WRITTEN TASK:
Write out each line word for word. Drop pictures.

※ ※ ※

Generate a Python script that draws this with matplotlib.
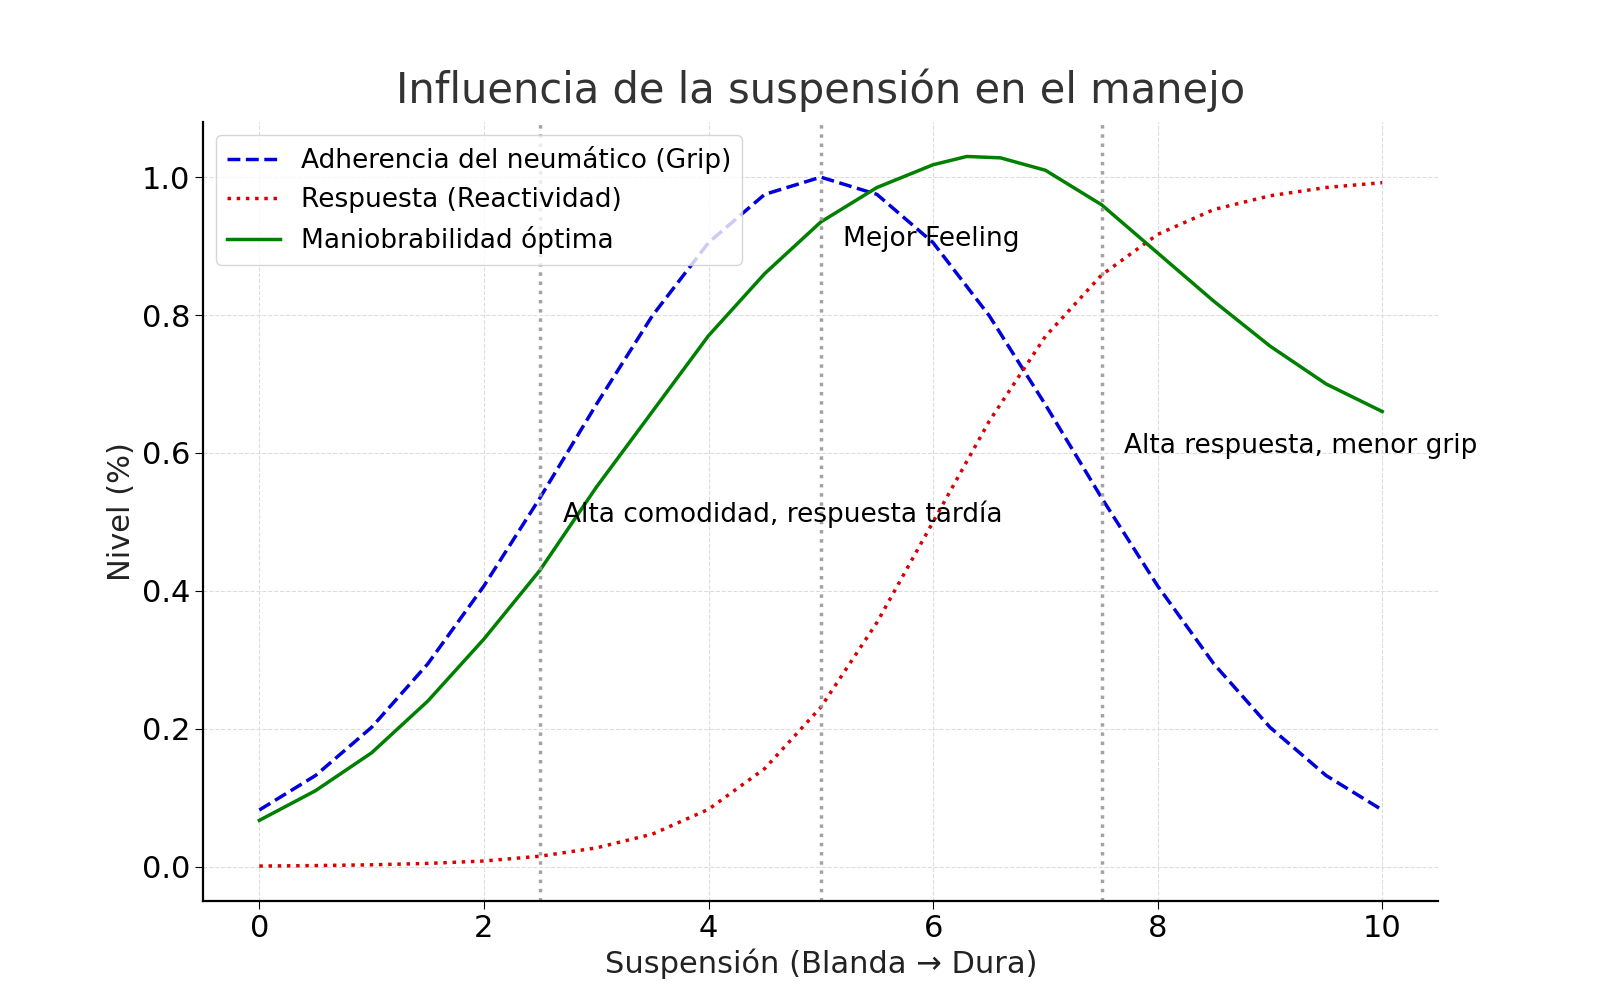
import matplotlib
matplotlib.use("Agg")
import matplotlib.pyplot as plt

# values
x_grip = [0, 0.5, 1, 1.5, 2, 2.5, 3, 3.5, 4, 4.5, 5, 5.5, 6, 6.5, 7, 7.5, 8, 8.5, 9, 9.5, 10]
grip = [0.082, 0.132, 0.202, 0.294, 0.407, 0.535, 0.670, 0.799, 0.905, 0.975, 1.0,
        0.975, 0.905, 0.799, 0.670, 0.535, 0.407, 0.294, 0.202, 0.132, 0.082]
react = [0.0007, 0.0014, 0.0025, 0.0045, 0.008, 0.015, 0.027, 0.047, 0.083, 0.142, 0.231,
         0.354, 0.5, 0.646, 0.769, 0.858, 0.917, 0.953, 0.973, 0.985, 0.992]
x_man = [0, 0.5, 1, 1.5, 2, 2.5, 3, 3.5, 4, 4.5, 5, 5.5, 6, 6.3, 6.6, 7, 7.5, 8, 8.5, 9, 9.5, 10]
man = [0.067, 0.11, 0.165, 0.24, 0.33, 0.43, 0.55, 0.66, 0.77, 0.86, 0.935, 0.985, 1.018, 1.03,
       1.028, 1.01, 0.96, 0.89, 0.82, 0.755, 0.70, 0.66]
zones = [2.5, 5, 7.5]
notes = [(5.2, 0.9, "Mejor Feeling"), (2.7, 0.5, "Alta comodidad, respuesta tardía"),
         (7.7, 0.6, "Alta respuesta, menor grip")]

fig = plt.figure(figsize=(16, 10), dpi=100)
ax = fig.add_axes([0.127, 0.099, 0.772, 0.779])
ax.plot(x_grip, grip, "--", color="#0000dd", lw=2.5, label="Adherencia del neumático (Grip)")
ax.plot(x_grip, react, ":", color="#dd0000", lw=2.5, label="Respuesta (Reactividad)")
ax.plot(x_man, man, "-", color="green", lw=2.5, label="Maniobrabilidad óptima")
for z in zones:
    ax.axvline(z, color="#999999", ls=":", lw=2.5, alpha=0.9)
for tx, ty, s in notes:
    ax.text(tx, ty, s, fontsize=19)
ax.set_xlim(-0.5, 10.5)
ax.set_ylim(-0.05, 1.08)
ax.set_xticks([0, 2, 4, 6, 8, 10])
ax.grid(True, ls="--", color="#dddddd")
ax.tick_params(labelsize=22, length=6)
ax.set_xlabel("Suspensión (Blanda → Dura)", fontsize=22, color="#222222")
ax.set_ylabel("Nivel (%)", fontsize=22, color="#222222")
ax.set_title("Influencia de la suspensión en el manejo", fontsize=30, color="#333333", pad=14)
for sp in ["top", "right"]:
    ax.spines[sp].set_visible(False)
ax.spines["left"].set_linewidth(1.6)
ax.spines["bottom"].set_linewidth(1.6)
ax.legend(loc="upper left", fontsize=19, framealpha=0.8)
fig.savefig("out.png")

※ ※ ※

RESPONSE:
Generate a Python script that draws this with matplotlib.
import matplotlib
matplotlib.use("Agg")
import matplotlib.pyplot as plt

# values
x_grip = [0, 0.5, 1, 1.5, 2, 2.5, 3, 3.5, 4, 4.5, 5, 5.5, 6, 6.5, 7, 7.5, 8, 8.5, 9, 9.5, 10]
grip = [0.082, 0.132, 0.202, 0.294, 0.407, 0.535, 0.670, 0.799, 0.905, 0.975, 1.0,
        0.975, 0.905, 0.799, 0.670, 0.535, 0.407, 0.294, 0.202, 0.132, 0.082]
react = [0.0007, 0.0014, 0.0025, 0.0045, 0.008, 0.015, 0.027, 0.047, 0.083, 0.142, 0.231,
         0.354, 0.5, 0.646, 0.769, 0.858, 0.917, 0.953, 0.973, 0.985, 0.992]
x_man = [0, 0.5, 1, 1.5, 2, 2.5, 3, 3.5, 4, 4.5, 5, 5.5, 6, 6.3, 6.6, 7, 7.5, 8, 8.5, 9, 9.5, 10]
man = [0.067, 0.11, 0.165, 0.24, 0.33, 0.43, 0.55, 0.66, 0.77, 0.86, 0.935, 0.985, 1.018, 1.03,
       1.028, 1.01, 0.96, 0.89, 0.82, 0.755, 0.70, 0.66]
zones = [2.5, 5, 7.5]
notes = [(5.2, 0.9, "Mejor Feeling"), (2.7, 0.5, "Alta comodidad, respuesta tardía"),
         (7.7, 0.6, "Alta respuesta, menor grip")]

fig = plt.figure(figsize=(16, 10), dpi=100)
ax = fig.add_axes([0.127, 0.099, 0.772, 0.779])
ax.plot(x_grip, grip, "--", color="#0000dd", lw=2.5, label="Adherencia del neumático (Grip)")
ax.plot(x_grip, react, ":", color="#dd0000", lw=2.5, label="Respuesta (Reactividad)")
ax.plot(x_man, man, "-", color="green", lw=2.5, label="Maniobrabilidad óptima")
for z in zones:
    ax.axvline(z, color="#999999", ls=":", lw=2.5, alpha=0.9)
for tx, ty, s in notes:
    ax.text(tx, ty, s, fontsize=19)
ax.set_xlim(-0.5, 10.5)
ax.set_ylim(-0.05, 1.08)
ax.set_xticks([0, 2, 4, 6, 8, 10])
ax.grid(True, ls="--", color="#dddddd")
ax.tick_params(labelsize=22, length=6)
ax.set_xlabel("Suspensión (Blanda → Dura)", fontsize=22, color="#222222")
ax.set_ylabel("Nivel (%)", fontsize=22, color="#222222")
ax.set_title("Influencia de la suspensión en el manejo", fontsize=30, color="#333333", pad=14)
for sp in ["top", "right"]:
    ax.spines[sp].set_visible(False)
ax.spines["left"].set_linewidth(1.6)
ax.spines["bottom"].set_linewidth(1.6)
ax.legend(loc="upper left", fontsize=19, framealpha=0.8)
fig.savefig("out.png")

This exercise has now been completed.